As New Zealand Cricket and the New Zealand Cricket Players Association prepare to negotiate a new Master Agreement by July 2018, Black Caps captain Kane Williamson has outlined his vision for the game's future in this country.

Conjecture has mounted as to whether the Plunket Shield and annual test programmes could be downscaled permanently. Those items will form part of the agenda before any agreement is finalised.

Williamson accepts a period of discussion lies ahead, but believes the first-class game is a core component to building better cricketers.

"The Plunket Shield format [of 10 rounds] is very important. Having experienced the county championship in England, which has 16 four-dayers a season, I see so much value in that competition for the development of cricketers.


"The more cricket you're exposed to, and particularly in the longer format, the more you get an understanding of your game. Players then adapt as the game gets shorter.

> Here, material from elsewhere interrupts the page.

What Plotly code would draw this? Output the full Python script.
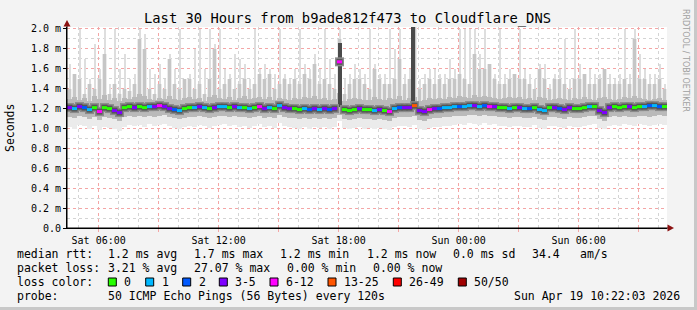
import plotly.graph_objects as go
import pandas as pd

# ---------------- data (values in milliseconds) ----------------
times = pd.date_range("2026-04-18 04:32:30", periods=120, freq="15min")

median = [1.21,1.20,1.22,1.21,1.19,1.21,1.17,1.21,1.20,1.18,
          1.16,1.21,1.22,1.21,1.22,1.21,1.22,1.22,1.23,1.22,
          1.20,1.19,1.18,1.20,1.21,1.21,1.22,1.21,1.20,1.21,
          1.22,1.22,1.21,1.22,1.21,1.21,1.20,1.21,1.22,1.20,
          1.21,1.20,1.23,1.21,1.20,1.20,1.19,1.20,1.19,1.20,
          1.19,1.20,1.19,1.20,1.67,1.19,1.18,1.19,1.20,1.19,
          1.19,1.18,1.19,1.18,1.17,1.20,1.21,1.21,1.21,1.23,
          1.18,1.17,1.19,1.20,1.20,1.21,1.21,1.22,1.22,1.22,
          1.23,1.23,1.22,1.23,1.22,1.22,1.21,1.21,1.20,1.21,
          1.21,1.20,1.20,1.21,1.19,1.18,1.21,1.21,1.20,1.19,
          1.21,1.20,1.20,1.21,1.22,1.22,1.18,1.16,1.21,1.22,
          1.21,1.22,1.22,1.21,1.22,1.22,1.23,1.23,1.22,1.22]

loss = [3,1,4,2,1,0,7,0,0,3,4,0,0,3,0,0,1,3,6,3,
        3,2,1,0,0,1,3,1,0,3,1,1,0,4,1,0,1,0,6,3,
        1,0,1,3,4,0,0,1,2,3,1,3,2,3,8,0,0,0,3,0,
        0,1,3,0,6,1,2,3,4,15,3,4,6,3,2,1,1,1,2,1,
        1,3,1,2,6,3,0,0,1,0,3,1,2,0,1,1,0,3,2,3,
        3,0,0,0,1,0,3,4,3,0,0,0,3,0,0,1,2,1,2,0]

ping_max = [1.65,1.55,2.0,1.7,1.5,1.85,1.6,2.0,1.45,2.0,
            1.6,1.75,1.5,1.55,2.0,1.95,1.6,1.55,1.65,1.5,
            1.75,1.6,2.0,1.5,1.55,1.8,2.0,1.6,2.0,1.85,
            2.0,1.6,1.55,1.75,1.7,1.65,1.5,2.0,1.6,1.65,
            1.6,1.55,2.0,1.55,1.5,1.6,2.0,1.65,1.6,1.75,
            1.6,2.0,1.7,1.55,2.0,1.5,1.55,1.65,1.6,1.55,
            2.0,1.65,1.55,1.55,2.0,1.8,2.0,1.55,1.6,2.05,
            1.5,1.55,1.6,1.6,1.55,1.55,1.7,1.6,2.0,2.0,
            2.0,2.0,1.75,2.0,1.6,1.55,2.0,1.55,1.6,1.55,
            2.0,1.6,1.55,1.5,1.65,1.65,1.45,1.55,1.6,1.9,
            1.5,2.0,1.65,1.55,1.6,1.55,1.55,1.6,1.55,1.5,
            1.55,2.0,1.55,2.0,1.75,1.6,1.55,1.55,1.65,1.45]

p90 = [1.4,1.55,1.5,1.35,1.45,1.4,1.5,1.75,1.35,1.45,
       1.35,1.4,1.38,1.45,1.9,1.8,1.4,1.35,1.45,1.4,
       1.7,1.45,1.4,1.5,1.5,1.4,1.45,1.35,1.5,1.8,
       1.4,1.45,1.5,1.4,1.45,1.5,1.4,1.45,1.55,1.5,
       1.55,1.4,1.45,1.5,1.45,1.5,1.45,1.55,1.5,1.65,
       1.45,1.5,1.45,1.4,1.9,1.35,1.45,1.5,1.5,1.45,
       1.4,1.6,1.5,1.45,1.45,1.5,1.7,1.45,1.5,2.05,
       1.4,1.45,1.5,1.45,1.5,1.45,1.5,1.5,1.55,1.5,
       1.45,1.75,1.6,1.6,1.65,1.5,1.45,1.45,1.5,1.55,
       1.5,1.5,1.45,1.4,1.6,1.5,1.4,1.5,1.5,1.45,
       1.4,1.5,1.5,1.55,1.45,1.45,1.5,1.6,1.45,1.45,
       1.45,1.5,1.45,1.9,1.5,1.5,1.45,1.45,1.5,1.4]

q3 = [1.30,1.32,1.29,1.31,1.28,1.33,1.30,1.34,1.29,1.31,
      1.28,1.31,1.30,1.32,1.35,1.33,1.30,1.29,1.31,1.30,
      1.33,1.30,1.29,1.31,1.32,1.30,1.31,1.28,1.32,1.34,
      1.31,1.30,1.32,1.29,1.31,1.33,1.30,1.31,1.32,1.30,
      1.32,1.29,1.31,1.30,1.29,1.31,1.30,1.32,1.31,1.33,
      1.30,1.31,1.29,1.30,1.36,1.28,1.30,1.31,1.30,1.29,
      1.29,1.32,1.30,1.29,1.31,1.30,1.33,1.29,1.31,1.32,
      1.28,1.29,1.31,1.30,1.31,1.30,1.32,1.31,1.33,1.32,
      1.31,1.34,1.32,1.33,1.32,1.31,1.30,1.31,1.32,1.31,
      1.32,1.30,1.31,1.29,1.32,1.31,1.29,1.30,1.31,1.30,
      1.29,1.31,1.30,1.32,1.30,1.29,1.31,1.32,1.30,1.29,
      1.30,1.32,1.31,1.33,1.31,1.30,1.29,1.30,1.31,1.29]

q1 = [1.12,1.11,1.13,1.12,1.10,1.12,1.09,1.12,1.11,1.10,
      1.08,1.12,1.13,1.12,1.13,1.12,1.13,1.12,1.13,1.14,
      1.12,1.11,1.10,1.11,1.12,1.12,1.13,1.12,1.11,1.12,
      1.13,1.13,1.12,1.13,1.12,1.12,1.11,1.12,1.13,1.11,
      1.12,1.11,1.14,1.12,1.11,1.11,1.10,1.11,1.10,1.11,
      1.10,1.11,1.10,1.11,1.14,1.10,1.09,1.10,1.11,1.10,
      1.10,1.09,1.10,1.09,1.08,1.11,1.12,1.12,1.12,1.13,
      1.09,1.08,1.10,1.11,1.11,1.12,1.12,1.13,1.13,1.13,
      1.14,1.14,1.13,1.14,1.13,1.13,1.12,1.12,1.11,1.12,
      1.12,1.11,1.11,1.12,1.10,1.09,1.12,1.12,1.11,1.10,
      1.12,1.11,1.11,1.12,1.13,1.13,1.10,1.08,1.12,1.13,
      1.12,1.13,1.12,1.12,1.13,1.13,1.12,1.13,1.14,1.13]

ping_min = [1.02,1.00,1.04,1.03,0.99,1.03,0.98,1.02,1.01,0.99,
            0.97,1.02,1.04,1.03,1.04,1.02,1.05,1.03,1.04,1.05,
            1.03,1.01,0.99,1.02,1.03,1.02,1.04,1.03,1.01,1.03,
            1.04,1.05,1.03,1.04,1.02,1.03,1.01,1.03,1.05,1.02,
            1.03,1.01,1.06,1.03,1.02,1.01,1.00,1.02,1.00,1.02,
            1.01,1.02,1.00,1.02,1.08,1.01,0.99,1.01,1.02,1.00,
            1.01,0.99,1.01,0.99,0.98,1.02,1.03,1.03,1.02,1.04,
            0.99,0.98,1.01,1.02,1.02,1.03,1.03,1.04,1.05,1.04,
            1.06,1.05,1.04,1.06,1.04,1.05,1.03,1.03,1.02,1.03,
            1.03,1.02,1.02,1.04,1.01,1.00,1.03,1.03,1.02,1.01,
            1.03,1.02,1.02,1.03,1.04,1.05,1.01,0.99,1.03,1.04,
            1.03,1.05,1.04,1.03,1.05,1.04,1.03,1.04,1.05,1.04]

# two heavy outlier events (dark columns)
dark_time = ["2026-04-18 18:03", "2026-04-18 21:43"]
dark_base = [1.22, 1.22]
dark_top = [1.86, 2.10]

y_ticks = [0.0, 0.2, 0.4, 0.6, 0.8, 1.0, 1.2, 1.4, 1.6, 1.8, 2.0]
y_labels = ["0.0", "0.2 m", "0.4 m", "0.6 m", "0.8 m", "1.0 m", "1.2 m",
            "1.4 m", "1.6 m", "1.8 m", "2.0 m"]
x_ticks = pd.date_range("2026-04-18 06:00", "2026-04-19 09:00", freq="3h")
x_labels = ["Sat 06:00", "", "Sat 12:00", "", "Sat 18:00", "", "Sun 00:00", "",
            "Sun 06:00", ""]

loss_bins = [(0, "#26ff00", "0"), (1, "#00b8ff", "1"), (2, "#0059ff", "2"),
             (5, "#7e00ff", "3-5"), (12, "#ff00ff", "6-12"), (25, "#ff5500", "13-25"),
             (49, "#ff0000", "26-49"), (50, "#a10000", "50/50")]

# ---------------- figure ----------------
W, H = 697, 310
ML, MR, MT, MB = 67, 30, 27, 82
PW, PH = W - ML - MR, H - MT - MB
FONT = "DejaVu Sans Mono"
SLOT = 15 * 60 * 1000


def px(x):
    return (x - ML) / PW


def py(y):
    return (H - MB - y) / PH


def diff(a, b):
    return [u - v for u, v in zip(a, b)]


fig = go.Figure()
# light haze min -> p90
fig.add_trace(go.Bar(x=times, base=ping_min, y=diff(p90, ping_min), width=SLOT,
                     marker=dict(color="#ebebeb", line=dict(width=0)), hoverinfo="skip"))
# light spikes p90 -> max
fig.add_trace(go.Bar(x=times, base=p90, y=diff(ping_max, p90), width=SLOT * 0.4,
                     marker=dict(color="#dedede", line=dict(width=0)), hoverinfo="skip"))
# medium spikes q3 -> p90
fig.add_trace(go.Bar(x=times, base=q3, y=diff(p90, q3), width=SLOT * 0.5,
                     marker=dict(color="#c6c6c6", line=dict(width=0)), hoverinfo="skip"))
# core q1 -> q3
fig.add_trace(go.Bar(x=times, base=q1, y=diff(q3, q1), width=SLOT,
                     marker=dict(color="#bababa", line=dict(width=0)), hoverinfo="skip"))
# dark events
fig.add_trace(go.Bar(x=pd.to_datetime(dark_time), base=dark_base, y=diff(dark_top, dark_base),
                     width=SLOT * 0.8, marker=dict(color="#4a4a4a", line=dict(width=0)),
                     hoverinfo="skip"))
# dark smoke core around the median
fig.add_trace(go.Scatter(x=times, y=median, mode="markers",
                         marker=dict(symbol="square", size=9, color="#8a8a8a", line=dict(width=0)),
                         hoverinfo="skip"))
fig.add_trace(go.Scatter(x=times, y=median, mode="markers",
                         marker=dict(symbol="square", size=6, color="#555555", line=dict(width=0)),
                         hoverinfo="skip"))


def bucket(n):
    for lim, col, _ in loss_bins:
        if n <= lim:
            return col
    return loss_bins[-1][1]


half = pd.Timedelta(minutes=7.5)
for lim, col, lab in loss_bins:
    xs, ys = [], []
    for t, m, l in zip(times, median, loss):
        if bucket(l) == col:
            xs += [t - half, t + half, None]
            ys += [m, m, None]
    if xs:
        fig.add_trace(go.Scatter(x=xs, y=ys, mode="lines", line=dict(color=col, width=3),
                                 hoverinfo="skip"))

fig.update_layout(
    width=W, height=H, margin=dict(l=ML, r=MR, t=MT, b=MB, pad=0),
    paper_bgcolor="#f3f3f3", plot_bgcolor="#ffffff",
    barmode="overlay", bargap=0, showlegend=False,
    font=dict(family=FONT, size=10, color="#000000"),
)
fig.update_xaxes(
    type="date", range=["2026-04-18 04:25", "2026-04-19 10:25"],
    tickmode="array", tickvals=x_ticks, ticktext=x_labels,
    showgrid=True, gridcolor="#f4a6a6", griddash="dot", gridwidth=1,
    minor=dict(dtick=3600000, tick0="2026-04-18 00:00", showgrid=True,
               gridcolor="#d4d4d4", griddash="dot", gridwidth=1),
    showline=True, linecolor="#000000", linewidth=1,
    ticks="outside", ticklen=3, tickcolor="#f4a6a6",
    tickfont=dict(family=FONT, size=10), zeroline=False, fixedrange=True,
)
fig.update_yaxes(
    range=[0, 2.02], tickmode="array", tickvals=y_ticks, ticktext=y_labels,
    showgrid=True, gridcolor="#f4a6a6", griddash="dot", gridwidth=1,
    minor=dict(dtick=0.1, tick0=0, showgrid=True, gridcolor="#d4d4d4",
               griddash="dot", gridwidth=1),
    showline=True, linecolor="#000000", linewidth=1,
    ticks="outside", ticklen=3, tickcolor="#000000",
    tickfont=dict(family=FONT, size=10), zeroline=False, fixedrange=True,
)

shapes = []
# arrows
shapes.append(dict(type="line", xref="paper", yref="paper", x0=px(67), x1=px(67), y0=py(228), y1=py(22),
                   line=dict(color="#000000", width=1)))
shapes.append(dict(type="path", xref="paper", yref="paper",
                   path=f"M {px(63.5)} {py(26.5)} L {px(70.5)} {py(26.5)} L {px(67)} {py(20)} Z",
                   fillcolor="#8b1111", line=dict(width=0)))
shapes.append(dict(type="line", xref="paper", yref="paper", x0=px(67), x1=px(670), y0=py(228), y1=py(228),
                   line=dict(color="#000000", width=1)))
shapes.append(dict(type="path", xref="paper", yref="paper",
                   path=f"M {px(667.5)} {py(224.5)} L {px(667.5)} {py(231.5)} L {px(674)} {py(228)} Z",
                   fillcolor="#8b1111", line=dict(width=0)))
# frame
shapes.append(dict(type="line", xref="paper", yref="paper", x0=px(695.5), x1=px(695.5), y0=py(0), y1=py(310),
                   line=dict(color="#c8c8c8", width=3)))
shapes.append(dict(type="line", xref="paper", yref="paper", x0=px(0), x1=px(697), y0=py(308.5), y1=py(308.5),
                   line=dict(color="#c8c8c8", width=3)))

annotations = []


def text(x, y, s, size=11.5, anchor="left", color="#000000", angle=0, family=FONT):
    annotations.append(dict(xref="paper", yref="paper", x=px(x), y=py(y), text=s, showarrow=False,
                            xanchor=anchor, yanchor="middle", borderpad=0, textangle=angle,
                            font=dict(family=family, size=size, color=color)))


text(347.5, 19, "Last 30 Hours from b9ade812f473 to Cloudflare_DNS", size=13.8, anchor="center")
text(10, 128, "Seconds", size=11.5, anchor="center", angle=-90)
text(686, 60, "RRDTOOL / TOBI OETIKER", size=8, anchor="center", angle=90, color="#a0a0a0",
     family="DejaVu Sans")

row1 = [(16, "median rtt:"), (107.3, "1.2 ms avg"), (193.3, "1.7 ms max"), (279.3, "1.2 ms min"),
        (366, "1.2 ms now"), (451.7, "0.0 ms sd"), (530.7, "34.4"), (579.3, "am/s")]
row2 = [(16, "packet loss:"), (107.3, "3.21 % avg"), (193.3, "27.07 % max"), (286, "0.00 % min"),
        (372.3, "0.00 % now")]
row4 = [(16, "probe:"), (107.3, "50 ICMP Echo Pings (56 Bytes) every 120s"),
        (513.3, "Sun Apr 19 10:22:03 2026")]
for x, s in row1:
    text(x, 254, s)
for x, s in row2:
    text(x, 268, s)
for x, s in row4:
    text(x, 296, s)
text(16, 282, "loss color:")
box_x = [108.3, 145.7, 182.7, 219.3, 270, 328, 393.3, 458.3]
for bx, (lim, col, lab) in zip(box_x, loss_bins):
    shapes.append(dict(type="rect", xref="paper", yref="paper", x0=px(bx), x1=px(bx + 8),
                       y0=py(286), y1=py(278), fillcolor=col, line=dict(color="#000000", width=1)))
    text(bx + 15, 282, lab)

fig.update_layout(shapes=shapes, annotations=annotations)
fig.write_html("out.html")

"In England you see young guys, maybe 26 years of age, who might've played 100 first-class games. They have marked 'centre' that many times and have so many failures and successes that it helps them learn and mature quicker."

Williamson's passion for the issue is obvious. He was prepared to speak to the Herald on Sunday at 2am on Friday, in the aftermath of his Barbados Tridents' victory over the St Lucia Stars in the Caribbean Premier League.

The conversation came after the West Indies and Bangladesh achieved upset test victories over England and Australia respectively in the past week. Those efforts prompted Williamson's New Zealand teammate BJ Watling to tweet: "Couple of enthralling test matches this week. How good? #testisbest".

As test specialists, the likes of Watling, Neil Wagner, Jeet Raval and Henry Nicholls might be restricted to four chances to showcase their international skills this home season - two against the West Indies in December and two against England in March-April.

Unless further bilateral fixtures can be arranged, those will be New Zealand's only tests for the 18 months between the rained out draw against South Africa at Hamilton in March and a proposed October 2018 tour to play Pakistan in the UAE.

The last time New Zealand played less than five tests in the southern hemisphere summer was 2006-07 before the World Cup. It has become the norm to play more than four across the season, albeit with the first occurrence only coming in 1994-95.

Williamson hopes efforts are devoted to persevering with tests.

"I know I'll be part of a few discussions in the next wee while, but I'm a big advocate of the test game, so I'm open to new ways to keep it attractive and at the forefront of international cricket.

"Many of those I talk to still believe it is the pinnacle of the sport because it challenges you in so many ways; and that mindset underlines the importance of the domestic first-class game.

"Introducing pink ball day-night tests might end up as a good initiative, but we had some fantastic test matches in our most recent summer - and for two to three summers before that - and got some reasonable crowds as well."

Williamson says the test format needs "a push" and that could be as simple as the introduction of a global championship from 2019, as proposed by the International Cricket Council.

"I know test cricket is under pressure in places, but it's thriving in some countries.

"This season there are only four tests [in New Zealand]. Players would probably like to see more long term.

"The test championship's really important because it makes things relevant, so the audience knows what any game means and where a team stands. It will allow fans to connect more, as opposed to a rankings system that few people really understand."

Williamson likens a cricket test to a golf major with the ebb and flow leading to a crescendo over four rounds.

"Part of going into the new negotiation is looking at the structure we have. I know NZC will talk to plenty of people involved.

"A number of players within those conversations share a similar view in the importance of the longer format.

"The shorter format helps people gain an understanding of the game. I'd love to think that then brings an interest in tests."